• Available data
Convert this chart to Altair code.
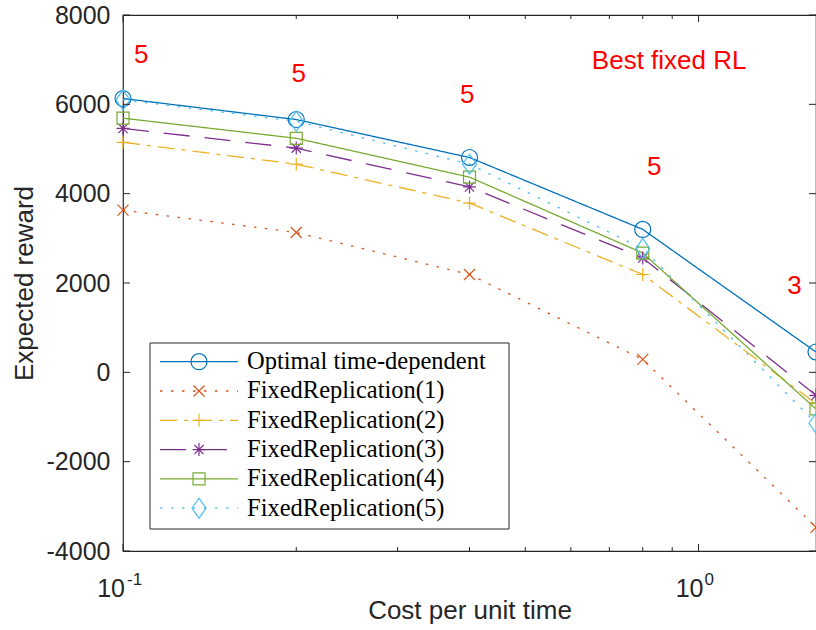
import altair as alt
import pandas as pd

# ---- data -------------------------------------------------------------
cost = [0.1, 0.2, 0.4, 0.8, 1.6]

series = [
    "Optimal time-dependent",
    "FixedReplication(1)",
    "FixedReplication(2)",
    "FixedReplication(3)",
    "FixedReplication(4)",
    "FixedReplication(5)",
]

optimal = [6130, 5660, 4810, 3200, 455]
fixed_1 = [3630, 3130, 2190, 290, -3470]
fixed_2 = [5150, 4660, 3790, 2190, -700]
fixed_3 = [5460, 5020, 4150, 2560, -515]
fixed_4 = [5690, 5240, 4370, 2670, -820]
fixed_5 = [6100, 5620, 4660, 2770, -1140]

# best fixed replication level for each cost, written above the curves
best_level = ["5", "5", "5", "5", "3"]
best_level_x = [0.1076, 0.2019, 0.3964, 0.8377, 1.4685]
best_level_y = [6920, 6510, 6020, 4410, 1750]

y_ticks = [-4000, -2000, 0, 2000, 4000, 6000, 8000]
x_ticks = [0.1, 0.2, 0.3, 0.4, 0.5, 0.6, 0.7, 0.8, 0.9, 1.0]
x_major = [0.1, 1.0]
x_exponents = ["-1", "0"]

# ---- styling ----------------------------------------------------------
colors = ["#0072BD", "#D95319", "#EDB120", "#7E2F8E", "#77AC30", "#4DBEEE"]
dashes = [[1, 0], [2.5, 8.5], [17, 7, 4, 7], [26, 15], [1, 0], [2.5, 8.5]]
shapes = [
    "M-0.8,0A0.8,0.8,0,1,1,0.8,0A0.8,0.8,0,1,1,-0.8,0Z",            # circle
    "M-0.55,-0.55L0.55,0.55M-0.55,0.55L0.55,-0.55",                  # x
    "M-0.65,0L0.65,0M0,-0.65L0,0.65",                                # plus
    "M-0.65,0L0.65,0M0,-0.65L0,0.65M-0.46,-0.46L0.46,0.46M-0.46,0.46L0.46,-0.46",  # asterisk
    "M-0.6,-0.6L0.6,-0.6L0.6,0.6L-0.6,0.6Z",                         # square
    "M0,-1L0.7,0L0,1L-0.7,0Z",                                       # diamond
]

W, H = 693, 536
AX = "#262626"
SANS = "Liberation Sans"
SERIF = "Liberation Serif"

values = [optimal, fixed_1, fixed_2, fixed_3, fixed_4, fixed_5]
df = pd.DataFrame(
    [{"series": s, "idx": i, "cost": c, "reward": v}
     for i, (s, vals) in enumerate(zip(series, values))
     for c, v in zip(cost, vals)]
)
legend_df = pd.DataFrame({"series": series, "idx": list(range(len(series)))})
ann_df = pd.DataFrame({"x": best_level_x, "y": best_level_y, "label": best_level})
xt_df = pd.DataFrame({"tick": x_ticks, "major": [t in x_major for t in x_ticks]})
yt_df = pd.DataFrame({"tick": y_ticks})
exp_df = pd.DataFrame({"tick": x_major, "exp": x_exponents})
one = pd.DataFrame({"a": [0]})

xs = alt.Scale(type="log", domain=[0.1, 1.6], nice=False)
ys = alt.Scale(domain=[-4000, 8000], nice=False, zero=False)
x_axis = alt.Axis(labels=False, ticks=False, domain=False, grid=False,
                  title="Cost per unit time", titleY=67, titleBaseline="alphabetic")
y_axis = alt.Axis(values=y_ticks, labelExpr="datum.value + ''", ticks=False,
                  domain=False, grid=False, labelPadding=13,
                  title="Expected reward", titleX=-91, titleBaseline="alphabetic")

color_sc = alt.Scale(domain=series, range=colors)
dash_sc = alt.Scale(domain=series, range=dashes)
shape_sc = alt.Scale(domain=series, range=shapes)

X = alt.X("cost:Q", scale=xs, axis=x_axis)
Y = alt.Y("reward:Q", scale=ys, axis=y_axis)
COLOR = alt.Color("series:N", scale=color_sc, legend=None)
DASH = alt.StrokeDash("series:N", scale=dash_sc, legend=None)
SHAPE = alt.Shape("series:N", scale=shape_sc, legend=None)

# ---- curves -----------------------------------------------------------
lines = alt.Chart(df).mark_line(strokeWidth=1.3, strokeCap="butt").encode(
    x=X, y=Y, color=COLOR, strokeDash=DASH, order="idx:Q"
)
points = alt.Chart(df).mark_point(filled=False, strokeWidth=1.2, size=400, opacity=1).encode(
    x=X, y=Y, color=COLOR, shape=SHAPE
)

# ---- inward MATLAB-style ticks ----------------------------------------
XT = alt.X("tick:Q", scale=xs, axis=x_axis)
YT = alt.Y("tick:Q", scale=ys, axis=y_axis)
tick_style = dict(color=AX, strokeWidth=1)
xt_major = alt.Chart(xt_df).transform_filter("datum.major")
xt_minor = alt.Chart(xt_df).transform_filter("!datum.major")
ticks = [
    xt_major.mark_rule(**tick_style).encode(x=XT, y=alt.value(H), y2=alt.value(H - 7)),
    xt_major.mark_rule(**tick_style).encode(x=XT, y=alt.value(0), y2=alt.value(7)),
    xt_minor.mark_rule(**tick_style).encode(x=XT, y=alt.value(H), y2=alt.value(H - 4)),
    xt_minor.mark_rule(**tick_style).encode(x=XT, y=alt.value(0), y2=alt.value(4)),
    alt.Chart(yt_df).mark_rule(**tick_style).encode(y=YT, x=alt.value(0), x2=alt.value(7)),
    alt.Chart(yt_df).mark_rule(**tick_style).encode(y=YT, x=alt.value(W), x2=alt.value(W - 7)),
]

# ---- log-axis labels 10^k ---------------------------------------------
base_lbl = [
    alt.Chart(exp_df).transform_filter(f"datum.tick == {t}").mark_text(
        text="10", font=SANS, fontSize=25, color=AX, align="right",
        baseline="alphabetic", dx=dx).encode(x=XT, y=alt.value(582))
    for t, dx in zip(x_major, [2, 5])
]
exp_lbl = [
    alt.Chart(exp_df).transform_filter(f"datum.tick == {t}").mark_text(
        font=SANS, fontSize=17, color=AX, align="left",
        baseline="alphabetic", dx=dx).encode(x=XT, y=alt.value(570), text="exp:N")
    for t, dx in zip(x_major, [4, 6])
]

# ---- red annotations ---------------------------------------------------
ann = alt.Chart(ann_df).mark_text(
    font=SANS, fontSize=26, color="#FF0000", baseline="alphabetic", align="center"
).encode(x=alt.X("x:Q", scale=xs, axis=x_axis), y=alt.Y("y:Q", scale=ys, axis=y_axis), text="label:N")

title_ann = alt.Chart(pd.DataFrame({"x": [0.8891], "y": [6783], "t": ["Best fixed RL"]})).mark_text(
    font=SANS, fontSize=26, color="#FF0000", baseline="alphabetic", align="center"
).encode(x=alt.X("x:Q", scale=xs, axis=x_axis), y=alt.Y("y:Q", scale=ys, axis=y_axis), text="t:N")

# ---- legend box ---------------------------------------------------------
leg_base = alt.Chart(legend_df).transform_calculate(
    ly="346.7 + 29.3 * datum.idx", ty="354 + 29.3 * datum.idx"
)
leg_frame = alt.Chart(one).mark_rect(fill="white", stroke=AX, strokeWidth=1).encode(
    x=alt.value(27), x2=alt.value(386), y=alt.value(328), y2=alt.value(514)
)
leg_lines = leg_base.mark_rule(strokeWidth=1.3, strokeCap="butt").encode(
    x=alt.value(37), x2=alt.value(115), y=alt.Y("ly:Q", scale=None),
    color=COLOR, strokeDash=DASH
)
leg_marks = leg_base.mark_point(filled=False, strokeWidth=1.2, size=400, opacity=1).encode(
    x=alt.value(76), y=alt.Y("ly:Q", scale=None), color=COLOR, shape=SHAPE
)
leg_text = leg_base.mark_text(
    font=SERIF, fontSize=24.5, color="#000000", align="left", baseline="alphabetic"
).encode(x=alt.value(124), y=alt.Y("ty:Q", scale=None), text="series:N")

chart = alt.layer(
    lines, points, *ticks, *base_lbl, *exp_lbl, ann, title_ann,
    leg_frame, leg_lines, leg_marks, leg_text
).properties(
    width=W, height=H,
    autosize=alt.AutoSizeParams(type="none"),
    padding={"left": 123, "top": 15, "right": 0, "bottom": 79},
).configure_view(
    stroke=AX, strokeWidth=1.2
).configure_axis(
    labelFont=SANS, labelFontSize=25, labelColor=AX,
    titleFont=SANS, titleFontSize=26, titleFontWeight="normal", titleColor=AX,
)

chart.save("out.html", embed_options={"renderer": "svg", "actions": False})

• Task statement
Write out an exact copy of the listing, first line through the line containing "cost = [0.1, 0.2, 0.4, 0.8, 1.6]", with the pictures left out.

• Written solution
Convert this chart to Altair code.
import altair as alt
import pandas as pd

# ---- data -------------------------------------------------------------
cost = [0.1, 0.2, 0.4, 0.8, 1.6]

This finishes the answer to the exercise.